On a rainy Wednesday morning at a Port Gamble Park & Ride, Orysia Earhart has her mind set on adventure.
Actually, she has her mind set on two.
“I’m a writer,” she explains.
Earhart, of Bainbridge, has a litany of stops before her: She traveled to Port Gamble to catch an 8 a.m. bus to Lofall, where she’ll hop on a ferry to South Point, from where she intends to catch another bus to Sequim, where her writers’ critique group meets once a week.
Normally Earhart wouldn’t need to leave the Kitsap Peninsula until the afternoon, but the Hood Canal Bridge closure has changed those plans.

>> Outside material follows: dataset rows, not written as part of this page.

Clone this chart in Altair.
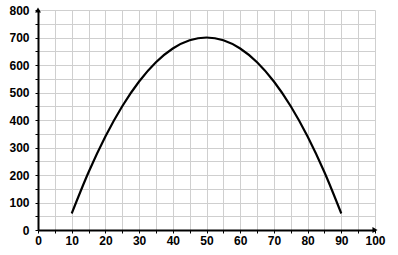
import altair as alt
import pandas as pd

xs = [10, 15, 20, 25, 30, 35, 40, 45, 50, 55, 60, 65, 70, 75, 80, 85, 90]
ys = [60, 210, 340, 450, 540, 610, 660, 690, 700, 690, 660, 610, 540, 450, 340, 210, 60]

x_ticks = list(range(0, 101, 5))
y_ticks = list(range(0, 801, 50))

df = pd.DataFrame({"x": xs, "y": ys})

xscale = alt.Scale(domain=[0, 100], nice=False, zero=False)
yscale = alt.Scale(domain=[0, 800], nice=False, zero=False)

xaxis = alt.Axis(values=x_ticks, labelExpr="datum.value % 10 == 0 ? datum.label : ''",
                 title=None, grid=True, gridColor="#cfcfcf", gridWidth=1,
                 domainColor="black", domainWidth=2, tickSize=3, tickColor="black",
                 labelFont="Liberation Sans", labelFontSize=12, labelFontWeight="bold",
                 labelColor="black", labelPadding=2, labelOverlap=False, labelFlush=False)
yaxis = alt.Axis(values=y_ticks, labelExpr="datum.value % 100 == 0 ? datum.label : ''",
                 title=None, grid=True, gridColor="#cfcfcf", gridWidth=1,
                 domainColor="black", domainWidth=2, tickSize=3, tickColor="black",
                 labelFont="Liberation Sans", labelFontSize=12, labelFontWeight="bold",
                 labelColor="black", labelPadding=6, labelOverlap=False, labelFlush=False)

line = alt.Chart(df).mark_line(color="black", strokeWidth=2.2, interpolate="monotone").encode(
    x=alt.X("x:Q", scale=xscale, axis=xaxis),
    y=alt.Y("y:Q", scale=yscale, axis=yaxis),
)

arrows_df = pd.DataFrame({"x": [0, 100], "y": [800, 0], "shape": ["triangle-up", "triangle-right"]})
arrows = alt.Chart(arrows_df).mark_point(filled=True, color="black", opacity=1, size=35).encode(
    x=alt.X("x:Q", scale=xscale, axis=xaxis),
    y=alt.Y("y:Q", scale=yscale, axis=yaxis),
    shape=alt.Shape("shape:N", scale=None, legend=None),
)

chart = alt.layer(line, arrows).properties(
    width=337, height=220,
    autosize=alt.AutoSizeParams(type="none"),
    padding={"left": 38, "top": 10, "right": 23, "bottom": 25},
).configure_view(stroke=None)

chart.save("out.html", embed_options={"renderer": "svg", "actions": False})
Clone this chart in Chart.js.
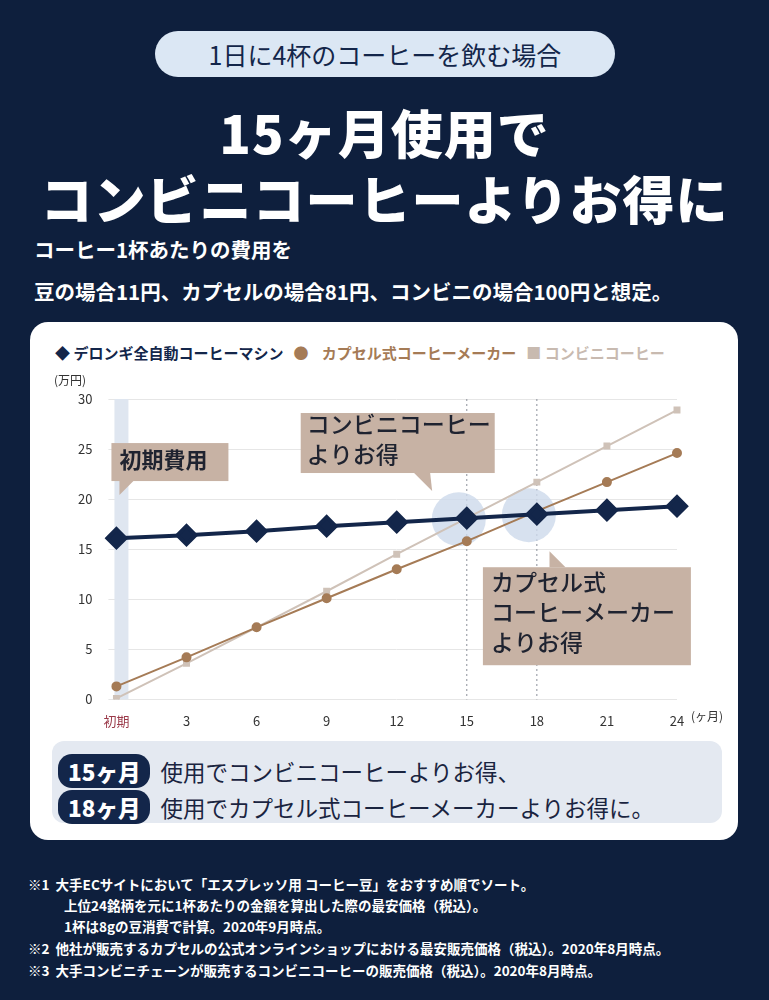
<!DOCTYPE html>
<html><head><meta charset="utf-8">
<script src="https://cdn.jsdelivr.net/npm/chart.js@4"></script>
<style>
body{margin:0;width:769px;height:1000px;background:#0e1f3d;font-family:"Noto Sans CJK JP","Noto Sans",sans-serif;position:relative;overflow:hidden;color:#fff}
.pill{position:absolute;left:155px;top:31px;width:460px;height:46px;border-radius:23px;background:#dbe7f4;color:#13264a;font-size:25px;text-align:center;line-height:46px}
.h{position:absolute;left:0;width:769px;text-align:center;font-weight:900;font-size:52px;letter-spacing:1px}
.sub{position:absolute;left:34px;font-weight:700;font-size:20.5px}
.card{position:absolute;left:30px;top:322px;width:708px;height:518px;background:#fff;border-radius:18px}
.legend{position:absolute;left:55px;top:342px;font-size:15px;font-weight:700;color:#1a2440;white-space:nowrap}
.legend span{margin-right:10px}
#wrap{position:absolute;left:40px;top:365px;width:700px;height:370px}
.box{position:absolute;left:52px;top:741px;width:670px;height:82px;background:#e4e9f1;border-radius:12px}
.row{position:absolute;left:58px;font-size:22.5px;color:#1a2440;white-space:nowrap}
.tag{display:inline-block;background:#13264a;color:#fff;font-weight:900;border-radius:14px;padding:0 10px;margin-right:10px;height:34px;line-height:34px}
.fn{position:absolute;font-size:13.5px;font-weight:700;white-space:nowrap}
</style></head><body>
<div class="pill">1日に4杯のコーヒーを飲む場合</div>
<div class="h" style="top:94px">15ヶ月使用で</div>
<div class="h" style="top:160px">コンビニコーヒーよりお得に</div>
<div class="sub" style="top:234px">コーヒー1杯あたりの費用を</div>
<div class="sub" style="top:276px">豆の場合11円、カプセルの場合81円、コンビニの場合100円と想定。</div>
<div class="card"></div>
<div class="legend"><span style="color:#13264a">◆ デロンギ全自動コーヒーマシン</span><span style="color:#a57b56">●</span><span style="color:#a57b56"> カプセル式コーヒーメーカー</span><span style="color:#c8bab0">■ コンビニコーヒー</span></div>
<div id="wrap"><canvas id="c"></canvas></div>
<div class="box"></div>
<div class="row" style="top:754px"><span class="tag">15ヶ月</span>使用でコンビニコーヒーよりお得、</div>
<div class="row" style="top:790px"><span class="tag">18ヶ月</span>使用でカプセル式コーヒーメーカーよりお得に。</div>
<div class="fn" style="left:28px;top:874px">※1&nbsp;&nbsp;大手ECサイトにおいて「エスプレッソ用 コーヒー豆」をおすすめ順でソート。</div>
<div class="fn" style="left:64px;top:895px">上位24銘柄を元に1杯あたりの金額を算出した際の最安価格（税込）。</div>
<div class="fn" style="left:64px;top:916px">1杯は8gの豆消費で計算。2020年9月時点。</div>
<div class="fn" style="left:28px;top:938px">※2&nbsp;&nbsp;他社が販売するカプセルの公式オンラインショップにおける最安販売価格（税込）。2020年8月時点。</div>
<div class="fn" style="left:28px;top:960px">※3&nbsp;&nbsp;大手コンビニチェーンが販売するコンビニコーヒーの販売価格（税込）。2020年8月時点。</div>
<script>
const months = ["初期","3","6","9","12","15","18","21","24"];
const delonghi = [16.1,16.4,16.8,17.3,17.7,18.1,18.5,18.9,19.3];
const capsule = [1.3,4.2,7.2,10.1,13.0,15.8,18.8,21.7,24.6];
const conveni = [0.1,3.6,7.2,10.8,14.5,18.1,21.7,25.3,28.9];
const yTicks = [0,5,10,15,20,25,30];
const font = '"Noto Sans CJK JP","Noto Sans",sans-serif';
const deco = {
  id:'deco',
  beforeDatasetsDraw(ch){
    const {ctx,scales:{x,y}}=ch;
    ctx.save();
    ctx.fillStyle='#dfe6f0';
    ctx.fillRect(x.getPixelForValue(0)-2,y.getPixelForValue(30),14,y.getPixelForValue(0)-y.getPixelForValue(30));
    ctx.setLineDash([2,3]);ctx.strokeStyle='#8a8f99';ctx.lineWidth=1;
    [5,6].forEach(i=>{const px=x.getPixelForValue(i);ctx.beginPath();ctx.moveTo(px,y.getPixelForValue(30));ctx.lineTo(px,y.getPixelForValue(0));ctx.stroke();});
    ctx.setLineDash([]);
    ctx.fillStyle='rgba(205,218,235,0.8)';
    [[5,18.1],[6,18.5]].forEach(([i,v])=>{ctx.beginPath();ctx.arc(x.getPixelForValue(i)-8,y.getPixelForValue(v)+1,27,0,Math.PI*2);ctx.fill();});
    ctx.restore();
  },
  afterDatasetsDraw(ch){
    const {ctx,scales:{x,y}}=ch;
    ctx.save();
    ctx.fillStyle='#c7b2a4';
    let x0=x.getPixelForValue(0)-5, yt=y.getPixelForValue(25.6);
    ctx.fillRect(x0,yt,117,38);
    ctx.beginPath();ctx.moveTo(x0+8,yt+38);ctx.lineTo(x0+22,yt+38);ctx.lineTo(x0+8,yt+52);ctx.fill();
    let cx=x.getPixelForValue(2.63), cy=y.getPixelForValue(28.6);
    ctx.fillRect(cx,cy,194,60);
    let tx=x.getPixelForValue(4.42);
    ctx.beginPath();ctx.moveTo(tx-12,cy+60);ctx.lineTo(tx+4,cy+60);ctx.lineTo(tx+6,cy+78);ctx.fill();
    let kx=x.getPixelForValue(5.23), ky=y.getPixelForValue(13.2);
    ctx.fillRect(kx,ky,208,98);
    let sx=x.getPixelForValue(6.18);
    ctx.beginPath();ctx.moveTo(sx,ky);ctx.lineTo(sx,ky-16);ctx.lineTo(sx+16,ky);ctx.fill();
    ctx.fillStyle='#1f2330';ctx.textBaseline='top';
    ctx.font='700 22px '+font;ctx.fillText('初期費用',x0+8,yt+6);
    ctx.font='500 23px '+font;
    ctx.fillText('コンビニコーヒー',cx+6,cy+0);
    ctx.fillText('よりお得',cx+6,cy+30);
    ctx.fillText('カプセル式',kx+8,ky+4);
    ctx.fillText('コーヒーメーカー',kx+8,ky+34);
    ctx.fillText('よりお得',kx+8,ky+64);
    ctx.restore();
  }
};
new Chart(document.getElementById('c'),{
  type:'line',
  data:{labels:months,datasets:[
    {data:conveni,borderColor:'#cfc2b8',backgroundColor:'#cfc2b8',borderWidth:2,pointStyle:'rect',pointRadius:3.5,order:3},
    {data:capsule,borderColor:'#a57b56',backgroundColor:'#a57b56',borderWidth:2,pointStyle:'circle',pointRadius:4,order:2},
    {data:delonghi,borderColor:'#13264a',backgroundColor:'#13264a',borderWidth:4,pointStyle:'rectRot',pointRadius:9,order:1}
  ]},
  options:{responsive:true,maintainAspectRatio:false,animation:false,
    layout:{padding:{left:22,right:63,top:34,bottom:0}},
    plugins:{legend:{display:false},tooltip:{enabled:false}},
    scales:{
      x:{offset:false,grid:{display:false},border:{display:false},
         ticks:{color:c=>c.index===0?'#9b3a4a':'#333',font:{family:font,size:13},padding:6}},
      y:{min:0,max:30,afterBuildTicks:s=>{s.ticks=yTicks.map(v=>({value:v}));},
         grid:{color:'#e6e6e6'},border:{display:false},
         ticks:{color:'#333',font:{family:font,size:13},padding:16}}
    }},
  plugins:[deco,{id:'unit',afterDraw(ch){const {ctx,scales:{x,y}}=ch;ctx.save();ctx.fillStyle='#333';ctx.font='12px '+font;
    ctx.textAlign='left';ctx.fillText('(万円)',14,y.getPixelForValue(30)-14);
    ctx.fillText('(ヶ月)',x.getPixelForValue(8)+14,y.getPixelForValue(0)+22);ctx.restore();}}]
});
</script>
</body></html>
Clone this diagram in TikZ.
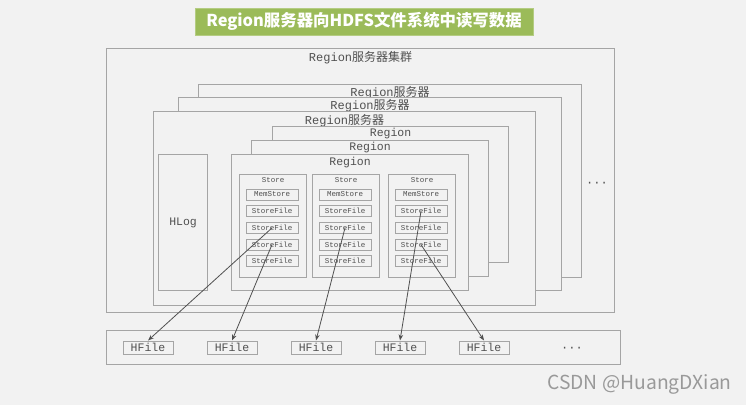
\documentclass[tikz,border=0pt]{standalone}
\usepackage{fontspec}
\usepackage{tikz}
\usetikzlibrary{positioning, arrows.meta}
\setmainfont{Liberation Mono}
\newfontfamily\cjk{Noto Sans CJK SC}
\newcommand{\zh}[1]{{\cjk #1}}
\definecolor{bgcol}{RGB}{242, 242, 242}
\definecolor{boxline}{RGB}{165, 165, 165}
\definecolor{textgray}{RGB}{80, 80, 80}
\definecolor{titlegreen}{RGB}{155, 187, 89}

\begin{document}
\begin{tikzpicture}[
    x=1pt, y=-1pt,
    box/.style={rectangle, draw=boxline, line width=1.1pt, fill=bgcol, inner sep=0pt, anchor=north west},
    lbl/.style={inner sep=1pt, text=textgray, font=\fontsize{12}{12}\selectfont},
    small/.style={inner sep=1pt, text=textgray, font=\fontsize{7.5}{7.5}\selectfont},
    inbox/.style={rectangle, draw=boxline, line width=1pt, fill=bgcol, inner sep=0pt, minimum width=52pt, minimum height=11pt, text=textgray, font=\fontsize{7.5}{7.5}\selectfont},
    hfbox/.style={rectangle, draw=boxline, line width=1pt, fill=bgcol, inner sep=0pt, minimum width=50pt, minimum height=13pt, text=textgray, font=\fontsize{11.5}{11.5}\selectfont},
    arrow/.style={-{Stealth[length=6pt, width=4.5pt]}, line width=0.8pt, textgray},
    banner/.style={rectangle, fill=titlegreen, draw=titlegreen!75!white, line width=1pt, text=white, minimum width=338pt, minimum height=27pt, inner sep=0pt, font=\fontsize{16.4}{16.4}\selectfont\cjk\bfseries},
    wmark/.style={inner sep=0pt, text=gray!80, font=\fontsize{19.3}{19.3}\selectfont\cjk}
]
    % Background
    \fill[bgcol] (0,0) rectangle (746,405);
    \useasboundingbox (0,0) rectangle (746,405);

    % Title
    \node[banner] (banner) at (364,21.5) {Region服务器向HDFS文件系统中读写数据};

    % Cluster
    \node[box, minimum width=508pt, minimum height=264pt] (cluster) at (106,48) {};
    \node[lbl, below=2pt of cluster.north] (clustertitle) {Region\zh{服务器集群}};
    \node[lbl] (moresrv) at (597,184) {···};

    % Region servers
    \node[box, minimum width=383pt, minimum height=193pt] (srv3) at (198,84) {};
    \node[lbl, below=1pt of srv3.north] (srv3title) {Region\zh{服务器}};
    \node[box, minimum width=383pt, minimum height=193pt] (srv2) at (178,97) {};
    \node[lbl, below=1pt of srv2.north] (srv2title) {Region\zh{服务器}};
    \node[box, minimum width=382pt, minimum height=194pt] (srv1) at (153,111) {};
    \node[lbl, below=2pt of srv1.north] (srv1title) {Region\zh{服务器}};

    % Regions
    \node[box, minimum width=236pt, minimum height=136pt] (reg3) at (272,126) {};
    \node[lbl, font=\fontsize{11.5}{11.5}\selectfont, below=1pt of reg3.north] (reg3title) {Region};
    \node[box, minimum width=237pt, minimum height=136pt] (reg2) at (251,140) {};
    \node[lbl, font=\fontsize{11.5}{11.5}\selectfont, below=1pt of reg2.north] (reg2title) {Region};
    \node[box, minimum width=237pt, minimum height=136pt] (reg1) at (231,154) {};
    \node[lbl, font=\fontsize{11.5}{11.5}\selectfont, below=2pt of reg1.north] (reg1title) {Region};

    % HLog
    \node[box, minimum width=49pt, minimum height=136pt] (hlog) at (158,154) {};
    \node[lbl, font=\fontsize{11.5}{11.5}\selectfont] (hlogtitle) at (hlog.center) {HLog};

    % Stores
    \node[box, minimum width=67pt, minimum height=103pt] (st1) at (239,174) {};
    \node[small, below=2pt of st1.north] (st1title) {Store};
    \node[box, minimum width=67pt, minimum height=103pt] (st2) at (312,174) {};
    \node[small, below=2pt of st2.north] (st2title) {Store};
    \node[box, minimum width=67pt, minimum height=103pt] (st3) at (388,174) {};
    \node[small, below=2pt of st3.north] (st3title) {Store};

    % Store 1
    \node[inbox] (ms1) at (272,194.5) {MemStore};
    \node[inbox, below=4.7pt of ms1] (sf11) {StoreFile};
    \node[inbox, below=4.7pt of sf11] (sf12) {StoreFile};
    \node[inbox, below=4.7pt of sf12] (sf13) {StoreFile};
    \node[inbox, below=4.7pt of sf13] (sf14) {StoreFile};

    % Store 2
    \node[inbox] (ms2) at (345,194.5) {MemStore};
    \node[inbox, below=4.7pt of ms2] (sf21) {StoreFile};
    \node[inbox, below=4.7pt of sf21] (sf22) {StoreFile};
    \node[inbox, below=4.7pt of sf22] (sf23) {StoreFile};
    \node[inbox, below=4.7pt of sf23] (sf24) {StoreFile};

    % Store 3
    \node[inbox] (ms3) at (421,194.5) {MemStore};
    \node[inbox, below=4.7pt of ms3] (sf31) {StoreFile};
    \node[inbox, below=4.7pt of sf31] (sf32) {StoreFile};
    \node[inbox, below=4.7pt of sf32] (sf33) {StoreFile};
    \node[inbox, below=4.7pt of sf33] (sf34) {StoreFile};

    % HDFS
    \node[box, minimum width=514pt, minimum height=34pt] (hdfs) at (106,330) {};
    \node[hfbox] (hf1) at (148,347.5) {HFile};
    \node[hfbox, right=33pt of hf1] (hf2) {HFile};
    \node[hfbox, right=33pt of hf2] (hf3) {HFile};
    \node[hfbox, right=33pt of hf3] (hf4) {HFile};
    \node[hfbox, right=33pt of hf4] (hf5) {HFile};
    \node[lbl] (morehf) at (572,349) {···};

    % Arrows
    \draw[arrow] (sf12.center) -- (hf1.north);
    \draw[arrow] (sf13.center) -- (hf2.north);
    \draw[arrow] (sf22.center) -- (hf3.north);
    \draw[arrow] (sf31.center) -- (hf4.north);
    \draw[arrow] (sf33.center) -- (hf5.north);

    % Watermark
    \node[wmark] (watermark) at (639.5,384) {CSDN @HuangDXian};
\end{tikzpicture}
\end{document}
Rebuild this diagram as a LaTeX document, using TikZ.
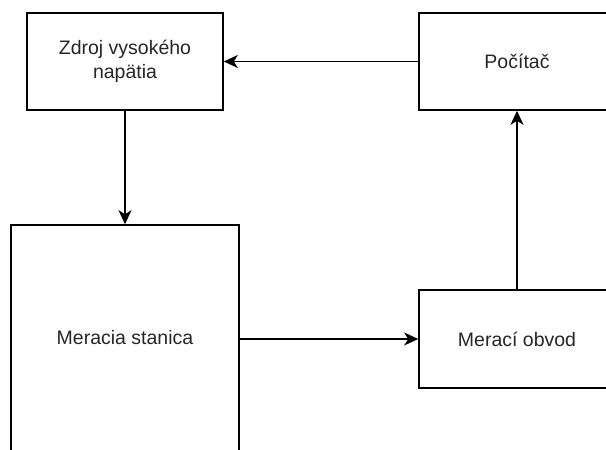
\documentclass[tikz,border=0pt]{standalone}
\usepackage{fontspec}
\setmainfont{Liberation Sans}
\usetikzlibrary{arrows.meta}
\begin{document}
\begin{tikzpicture}[x=1pt,y=1pt,
  blk/.style={draw=black, line width=1.6pt, fill=white, inner sep=0pt, align=center,
    font=\fontsize{19.5}{24.5}\selectfont, text=black!85},
  conn/.style={draw=black, line width=1.6pt, -{Stealth[length=14pt,width=13pt,inset=4pt]}}]
\useasboundingbox (0,0) rectangle (606,450);
\clip (0,0) rectangle (606,450);
\fill[white] (0,0) rectangle (606,450);
\node[blk, minimum width=196pt, minimum height=97pt] (zdroj) at (125,388.5) {Zdroj vysokého\\napätia};
\node[blk, minimum width=196pt, minimum height=97pt] (pc) at (517,388.5) {Počítač};
\node[blk, minimum width=228pt, minimum height=226pt] (ms) at (125,112) {Meracia stanica};
\node[blk, minimum width=196pt, minimum height=98pt] (mo) at (517,111) {Merací obvod};
\draw[conn] (pc.west) -- (zdroj.east);
\draw[conn] (zdroj.south) -- (ms.north);
\draw[conn] (ms.east |- mo.west) -- (mo.west);
\draw[conn] (mo.north) -- (pc.south);
\end{tikzpicture}
\end{document}
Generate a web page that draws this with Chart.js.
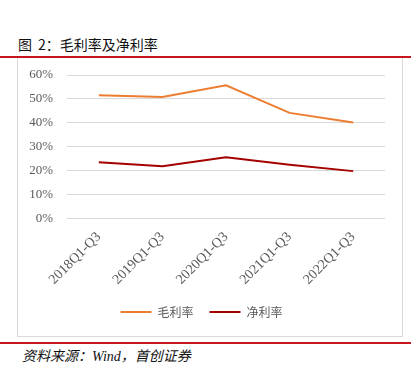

“I’m looking at this as an adventure right now, and seeing whether I will be doing this again,” she says. “I think e-mail might be cheaper.”
Earhart joins hundreds of commuters traveling to and from the Olympic Peninsula via the Washington State Department of Transportation’s free alternative options, meant to make canal crossing possible while the bridge is closed for six weeks of construction. More than $12 million of the project’s nearly $500 million cost has been devoted to mitigating the roadblock for the 15,000-20,000 motorists who use the bridge.
Jeff Kempf, an Edmonds-based commuter who runs a snowboard factory in Sequim, is planning to make the commute once or twice a week, sleeping on the couches of generous friends during the nights he stays on the Olympic Peninsula. Wednesday morning marked his second trip across the canal, and he said the two-hour journey has so far worked well.
“I thought, ‘Well, that’s going to be inconvenient, but we’ll find a way to get over there,'” he said, recalling when he first heard of the bridge closure.
Like many, Kempf tapped at the screen of his cell phone while riding the bus. Even with more than a dozen passengers, it remained a quiet transport; the roadway similarly lacked its usual bustle of cars. In a row of seats near Kempf’s, a young girl in a green knit hat and rain boots, too short to see over the seat in front of her, read a book beneath soft commuter lights.
A flux of Kitsap-bound passengers, headed in the opposite direction, prepared to board the Starline luxury vehicle as it pulled into Lofall. Some wore street clothes, carrying backpacks, while others looked more professional, toting Bluetooths and manillas.
Down at the ferry dock, awaiting a ride toward the Olympics, Bill Norman says he’s a guy who goes with the flow.
“I’m mellow,” he explains. He wears a bright orange sweatshirt and carries a purple lunch cooler stickered with a CraneCam logo; grisly gray curls appear from beneath the brim of his cap.
Norman, a crane operator, works a graveyard shift in Bellevue. Because of the ferry cancellations due to Tuesday windstorms, he’s heading home for the first time since Monday. (Read more about the cancellations in “Winds throw monkey wrench at Hood Canal Bridge project.”) He passed the 16 hours between shifts in a Geo, which, at six-feet tall, is a long time to spend, he contended.
“You just deal with it,” said Norman. He’s taken the ferry across the canal since the closure began May 1, and said bus drivers and boat workers have made the trip a pleasant one, despite ticking his Hadlock-Bellevue commute time from three hours to four.
“It’ll all work out in the long run,” he says.
The bridge, its draw span open, stretches in full view from the crossing. A hole marks where the east truss once was, and a fleet of tall cranes jut skyward like the long necks of dinosaurs, lending the concrete horizon a jurassic feel.
A few contented passengers wax positive on the swift magnitude and efficiency of the short-term system. Two vessels clip across the canal, each taking 20 minutes and leaving in half-hour intervals from 4 a.m. to 11 p.m.
“Government at its finest,” quipped one ferry boarder.
But at the Lofall dock, adventurer Earhart meets an impassible foe: the last bus to Sequim has already gone. At 9 a.m., she arrived a half-hour too late.
A short woman in a long tan coat, peering from behind rounded glasses, Earhart makes a hurried phone call explaining her ordeal.
“I am so ticked, there should be more than three buses,” she says later, contending the gap in service won’t just be a problem for her, but for tourists as well. Making transit connections had been her main worry before leaving Port Gamble.
Soon Earhart happily tells a bit about her novel, a story of mystery set on the 1918 Eastern Front, where heroine Sophia must reassemble a stolen triptych. She says she’ll try the DOT’s system again next week, just “one more time.” For today, she’ll converse with her group via e-mail and conference call.
Earhart describes Sophia and her race against time to piece together ancient panels of art, an enterprise unfinished, just like her own.
“Does she or does she not do it?” she asks.